The LAT focuses on Tenet saying that he had no idea that the head of a Pentagon intel office had circumvented the CIA and had met with White House officials giving them the office’s (sketchy) conclusions about supposed Iraq-al-Qaida links. (TheNew Yorker’s Seymour Hersh has done some of the best reporting about that office.)

Meanwhile, the toughest coverage of Tenet’s testimony comes not from any of the biggies but from Knight Ridder. It digs into the details and doesn’t shirk from saying that Tenet “reversed himself.” And mercifully, the story doesn’t dwell on the Democrat and Republican blustering.

The Post does a much better job with its Americans-are-chubsters’ coverage. Unlike USAT, the Post gets into politics  of it. It notes that while the administration has introduced ads telling people get off their butts, public health folk say that only addresses half the problem. “It’s perfectly safe. It’s totally uncontroversial. But it’s not enough to keep weight under control,” said one nutrition prof. “If the government said, ‘You really ought to cut back on soft drinks and juice drinks,’ those lobbyists would go berserk. They don’t want to take on the food industry.”

The NYT and Post both off-lead the launch of at least $5 million in anti-Bush ads by a consortium of independent Democratic groups. This first rollout is only the tip of what could be an onslaught of such ads with one Democratic-leaning group saying it has $70 million in pledges. (The Bush campaign is slated to take in about $200 million.) Independent groups don’t have spending restrictions, but the latest campaign finance law doesn’t allow them to either coordinate with campaigns or to spend money for or against any specific politicians. The FEC is planning to rule on whether such groups are now out of line, but that won’t happen for another few months. In the meantime, get used to these things. (In a thoughtful little touch, the Post links to the groups’ contributor data.)

USAT and the Post both go inside with polls showing that support for civil unions has jumped in the last month. USAT has support at 54 percent while the Post says 51 percent. The WP’s poll shows that a slight majority oppose a constitutional amendment banning same-sex marriage, while USAT has opposition at 45 percent. It’s worth keeping in mind that poll numbers on the issues have tended to bounce around.

Everybodynotes inside that after criticism by Sen. Kerry the White House is no longer saying that President Bush will limit his appearance before the 9/11 commission to an hour.
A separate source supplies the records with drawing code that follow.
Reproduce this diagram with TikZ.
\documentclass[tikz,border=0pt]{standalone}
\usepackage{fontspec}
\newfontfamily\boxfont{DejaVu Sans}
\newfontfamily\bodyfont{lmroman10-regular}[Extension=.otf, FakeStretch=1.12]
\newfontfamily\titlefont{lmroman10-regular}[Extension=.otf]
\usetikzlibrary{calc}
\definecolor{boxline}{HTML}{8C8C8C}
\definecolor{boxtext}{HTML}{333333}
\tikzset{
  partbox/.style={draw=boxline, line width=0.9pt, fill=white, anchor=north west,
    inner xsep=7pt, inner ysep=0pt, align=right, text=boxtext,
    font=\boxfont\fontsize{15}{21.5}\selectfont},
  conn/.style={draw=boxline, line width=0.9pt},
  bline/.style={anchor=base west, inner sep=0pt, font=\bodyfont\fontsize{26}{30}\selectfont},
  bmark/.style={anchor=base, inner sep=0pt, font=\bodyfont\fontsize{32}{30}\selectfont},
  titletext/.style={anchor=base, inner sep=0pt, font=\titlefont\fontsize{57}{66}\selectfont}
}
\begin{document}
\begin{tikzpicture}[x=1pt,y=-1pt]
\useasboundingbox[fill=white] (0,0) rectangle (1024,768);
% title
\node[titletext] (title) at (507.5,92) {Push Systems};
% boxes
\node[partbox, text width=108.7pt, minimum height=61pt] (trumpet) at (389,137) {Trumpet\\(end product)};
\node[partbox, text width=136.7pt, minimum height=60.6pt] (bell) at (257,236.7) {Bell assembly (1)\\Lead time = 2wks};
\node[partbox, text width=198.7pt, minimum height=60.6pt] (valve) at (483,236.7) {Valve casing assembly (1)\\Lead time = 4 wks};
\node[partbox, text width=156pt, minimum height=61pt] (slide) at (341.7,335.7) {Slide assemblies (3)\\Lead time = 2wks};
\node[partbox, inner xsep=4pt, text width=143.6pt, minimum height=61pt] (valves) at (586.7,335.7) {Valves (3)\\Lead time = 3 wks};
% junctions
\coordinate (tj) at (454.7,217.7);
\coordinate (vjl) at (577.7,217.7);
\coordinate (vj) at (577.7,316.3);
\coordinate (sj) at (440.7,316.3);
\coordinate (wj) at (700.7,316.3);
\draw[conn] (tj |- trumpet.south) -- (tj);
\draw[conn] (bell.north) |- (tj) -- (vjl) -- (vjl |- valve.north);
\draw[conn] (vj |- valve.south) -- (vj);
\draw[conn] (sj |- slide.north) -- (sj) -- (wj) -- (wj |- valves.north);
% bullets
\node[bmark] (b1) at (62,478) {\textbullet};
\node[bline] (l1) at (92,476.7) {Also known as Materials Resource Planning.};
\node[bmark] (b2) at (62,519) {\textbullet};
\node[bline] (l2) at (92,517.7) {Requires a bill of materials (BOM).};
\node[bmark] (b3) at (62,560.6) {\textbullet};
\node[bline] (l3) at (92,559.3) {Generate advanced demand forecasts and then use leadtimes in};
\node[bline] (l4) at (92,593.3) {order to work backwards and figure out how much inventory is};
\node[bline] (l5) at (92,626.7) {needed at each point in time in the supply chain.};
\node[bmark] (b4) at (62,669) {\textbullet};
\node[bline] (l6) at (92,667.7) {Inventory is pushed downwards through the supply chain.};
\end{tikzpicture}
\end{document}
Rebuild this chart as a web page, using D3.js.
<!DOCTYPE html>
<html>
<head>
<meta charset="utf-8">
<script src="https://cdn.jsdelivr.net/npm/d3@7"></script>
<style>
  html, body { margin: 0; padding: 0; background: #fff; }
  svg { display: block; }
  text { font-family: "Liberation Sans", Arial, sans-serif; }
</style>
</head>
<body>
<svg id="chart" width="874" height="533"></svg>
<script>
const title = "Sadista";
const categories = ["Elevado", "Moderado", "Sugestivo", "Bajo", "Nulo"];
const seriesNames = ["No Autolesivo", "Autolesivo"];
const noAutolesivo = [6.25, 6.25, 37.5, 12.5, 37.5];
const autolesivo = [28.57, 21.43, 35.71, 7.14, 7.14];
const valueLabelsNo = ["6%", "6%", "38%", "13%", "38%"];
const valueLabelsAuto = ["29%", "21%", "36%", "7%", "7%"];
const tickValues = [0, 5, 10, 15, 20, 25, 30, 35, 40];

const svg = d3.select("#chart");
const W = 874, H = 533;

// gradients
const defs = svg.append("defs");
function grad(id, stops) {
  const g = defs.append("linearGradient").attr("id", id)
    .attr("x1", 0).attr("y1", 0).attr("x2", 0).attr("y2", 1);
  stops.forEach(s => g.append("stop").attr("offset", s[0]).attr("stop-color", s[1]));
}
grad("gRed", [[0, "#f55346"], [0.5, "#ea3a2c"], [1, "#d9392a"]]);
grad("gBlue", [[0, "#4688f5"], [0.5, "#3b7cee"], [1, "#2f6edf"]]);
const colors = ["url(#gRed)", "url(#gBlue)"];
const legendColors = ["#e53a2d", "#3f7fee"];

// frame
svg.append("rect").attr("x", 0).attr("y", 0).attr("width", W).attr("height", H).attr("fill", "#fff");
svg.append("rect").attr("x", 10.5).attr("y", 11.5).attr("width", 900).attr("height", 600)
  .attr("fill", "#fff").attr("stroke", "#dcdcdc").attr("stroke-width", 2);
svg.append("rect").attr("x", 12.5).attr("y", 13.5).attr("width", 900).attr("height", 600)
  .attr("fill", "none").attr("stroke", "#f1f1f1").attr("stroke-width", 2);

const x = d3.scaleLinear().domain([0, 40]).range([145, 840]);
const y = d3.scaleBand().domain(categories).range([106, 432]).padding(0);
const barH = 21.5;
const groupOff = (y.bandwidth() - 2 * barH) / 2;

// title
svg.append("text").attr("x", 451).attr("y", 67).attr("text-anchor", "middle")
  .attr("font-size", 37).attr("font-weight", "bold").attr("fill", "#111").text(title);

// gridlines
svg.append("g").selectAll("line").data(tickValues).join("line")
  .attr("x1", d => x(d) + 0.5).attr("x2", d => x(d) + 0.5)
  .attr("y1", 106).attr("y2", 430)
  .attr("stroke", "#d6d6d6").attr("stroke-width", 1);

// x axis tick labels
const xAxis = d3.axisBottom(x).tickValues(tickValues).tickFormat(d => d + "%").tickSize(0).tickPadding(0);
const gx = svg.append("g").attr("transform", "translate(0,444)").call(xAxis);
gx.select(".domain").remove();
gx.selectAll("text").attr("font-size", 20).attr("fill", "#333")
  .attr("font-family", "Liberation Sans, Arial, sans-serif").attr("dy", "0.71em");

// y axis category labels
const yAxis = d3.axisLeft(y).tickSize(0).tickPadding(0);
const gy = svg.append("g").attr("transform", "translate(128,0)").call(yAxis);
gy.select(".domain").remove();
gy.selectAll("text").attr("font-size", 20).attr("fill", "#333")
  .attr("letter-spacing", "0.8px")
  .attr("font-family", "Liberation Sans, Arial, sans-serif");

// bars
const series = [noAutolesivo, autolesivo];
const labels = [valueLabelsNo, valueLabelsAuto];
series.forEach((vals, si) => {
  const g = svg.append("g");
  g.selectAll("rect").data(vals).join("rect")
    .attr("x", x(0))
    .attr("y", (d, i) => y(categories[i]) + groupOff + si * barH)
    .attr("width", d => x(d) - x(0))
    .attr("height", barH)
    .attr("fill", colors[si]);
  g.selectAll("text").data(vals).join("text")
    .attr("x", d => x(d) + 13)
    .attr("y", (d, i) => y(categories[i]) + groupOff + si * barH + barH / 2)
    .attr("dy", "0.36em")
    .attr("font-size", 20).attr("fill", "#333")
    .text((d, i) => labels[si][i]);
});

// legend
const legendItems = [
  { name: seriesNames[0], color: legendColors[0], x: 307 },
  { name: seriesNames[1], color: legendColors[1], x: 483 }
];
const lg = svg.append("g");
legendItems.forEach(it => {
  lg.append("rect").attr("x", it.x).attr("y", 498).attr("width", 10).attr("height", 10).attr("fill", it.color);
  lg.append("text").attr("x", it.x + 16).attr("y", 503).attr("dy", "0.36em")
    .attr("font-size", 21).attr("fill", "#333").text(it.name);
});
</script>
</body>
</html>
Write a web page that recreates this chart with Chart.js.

Under intense questioning during a press gaggle, spokesman Scott McClellan said, “Nobody is watching the clock.” (Tip for fellow procrastinators: The transcript is priceless.) The Post notes that White House officials declined to make a similar pledge for Cheney. The commission’s spokesman also noted that neither Cheney nor Bush has agreed to meet with the full commission as requested. Anyway, McClellan said an hour was still a reasonable timeframe. “Believe me,” he said, “you can answer a lot of questions in one hour.”